DATASET CONTENT:

⁂

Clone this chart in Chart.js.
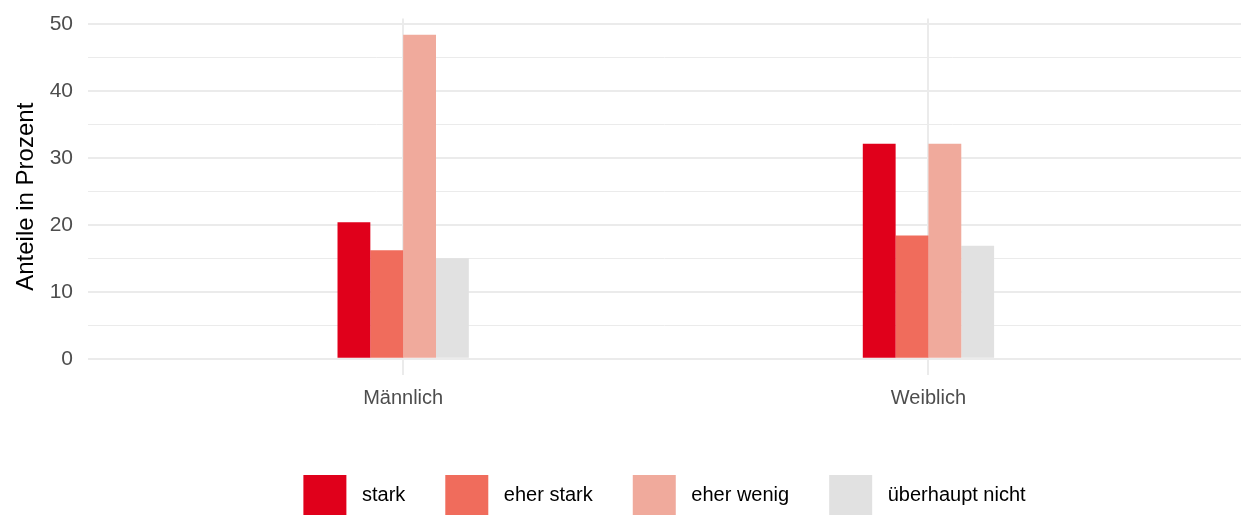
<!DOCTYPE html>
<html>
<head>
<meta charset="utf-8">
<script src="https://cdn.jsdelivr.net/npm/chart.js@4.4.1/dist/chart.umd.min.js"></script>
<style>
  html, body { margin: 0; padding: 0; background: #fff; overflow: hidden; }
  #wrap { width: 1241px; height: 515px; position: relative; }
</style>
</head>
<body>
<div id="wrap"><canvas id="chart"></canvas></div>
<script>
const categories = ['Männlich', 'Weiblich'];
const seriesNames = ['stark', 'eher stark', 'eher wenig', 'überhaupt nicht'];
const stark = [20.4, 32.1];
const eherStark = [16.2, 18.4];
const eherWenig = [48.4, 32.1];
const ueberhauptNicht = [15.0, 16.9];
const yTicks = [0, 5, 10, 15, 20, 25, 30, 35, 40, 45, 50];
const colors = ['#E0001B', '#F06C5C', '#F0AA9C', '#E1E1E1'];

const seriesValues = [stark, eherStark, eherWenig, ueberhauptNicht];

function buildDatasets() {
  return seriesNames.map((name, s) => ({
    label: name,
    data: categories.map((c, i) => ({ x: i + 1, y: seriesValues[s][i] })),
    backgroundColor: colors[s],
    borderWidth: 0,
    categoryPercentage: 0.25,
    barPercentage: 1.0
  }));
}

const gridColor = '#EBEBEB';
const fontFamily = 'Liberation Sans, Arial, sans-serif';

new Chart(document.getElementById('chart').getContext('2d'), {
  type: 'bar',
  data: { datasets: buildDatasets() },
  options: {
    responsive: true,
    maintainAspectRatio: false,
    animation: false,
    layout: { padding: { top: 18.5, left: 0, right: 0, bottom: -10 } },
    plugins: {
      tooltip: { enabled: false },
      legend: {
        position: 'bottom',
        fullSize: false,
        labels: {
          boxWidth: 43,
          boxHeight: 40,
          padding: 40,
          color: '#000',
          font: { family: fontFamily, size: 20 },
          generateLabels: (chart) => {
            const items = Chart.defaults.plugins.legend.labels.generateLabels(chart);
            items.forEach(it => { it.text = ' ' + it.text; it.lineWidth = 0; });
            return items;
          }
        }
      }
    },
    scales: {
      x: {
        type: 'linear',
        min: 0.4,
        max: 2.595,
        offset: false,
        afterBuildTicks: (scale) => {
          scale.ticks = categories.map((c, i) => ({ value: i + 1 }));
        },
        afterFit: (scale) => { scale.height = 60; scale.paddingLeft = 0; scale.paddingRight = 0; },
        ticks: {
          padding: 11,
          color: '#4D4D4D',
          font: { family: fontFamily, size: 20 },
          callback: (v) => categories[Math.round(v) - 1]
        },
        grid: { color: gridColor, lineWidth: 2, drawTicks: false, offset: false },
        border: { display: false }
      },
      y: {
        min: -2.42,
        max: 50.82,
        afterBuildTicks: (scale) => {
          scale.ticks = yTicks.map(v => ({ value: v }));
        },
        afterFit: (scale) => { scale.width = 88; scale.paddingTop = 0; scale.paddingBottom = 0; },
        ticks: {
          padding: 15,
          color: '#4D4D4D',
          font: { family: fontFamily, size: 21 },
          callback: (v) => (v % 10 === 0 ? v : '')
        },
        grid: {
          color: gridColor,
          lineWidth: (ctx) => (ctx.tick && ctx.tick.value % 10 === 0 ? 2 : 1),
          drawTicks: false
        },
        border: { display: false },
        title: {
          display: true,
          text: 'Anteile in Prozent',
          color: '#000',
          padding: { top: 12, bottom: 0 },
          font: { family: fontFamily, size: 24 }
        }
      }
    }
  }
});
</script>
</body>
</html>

⁂

TASK DETAILS: Restate the material word for word from its first line through the line containing "eherStark, eherWenig, ueberhauptNicht];", both included; the pictures do not belong in it.

WRITTEN SOLUTION:
Clone this chart in Chart.js.
<!DOCTYPE html>
<html>
<head>
<meta charset="utf-8">
<script src="https://cdn.jsdelivr.net/npm/chart.js@4.4.1/dist/chart.umd.min.js"></script>
<style>
  html, body { margin: 0; padding: 0; background: #fff; overflow: hidden; }
  #wrap { width: 1241px; height: 515px; position: relative; }
</style>
</head>
<body>
<div id="wrap"><canvas id="chart"></canvas></div>
<script>
const categories = ['Männlich', 'Weiblich'];
const seriesNames = ['stark', 'eher stark', 'eher wenig', 'überhaupt nicht'];
const stark = [20.4, 32.1];
const eherStark = [16.2, 18.4];
const eherWenig = [48.4, 32.1];
const ueberhauptNicht = [15.0, 16.9];
const yTicks = [0, 5, 10, 15, 20, 25, 30, 35, 40, 45, 50];
const colors = ['#E0001B', '#F06C5C', '#F0AA9C', '#E1E1E1'];

const seriesValues = [stark, eherStark, eherWenig, ueberhauptNicht];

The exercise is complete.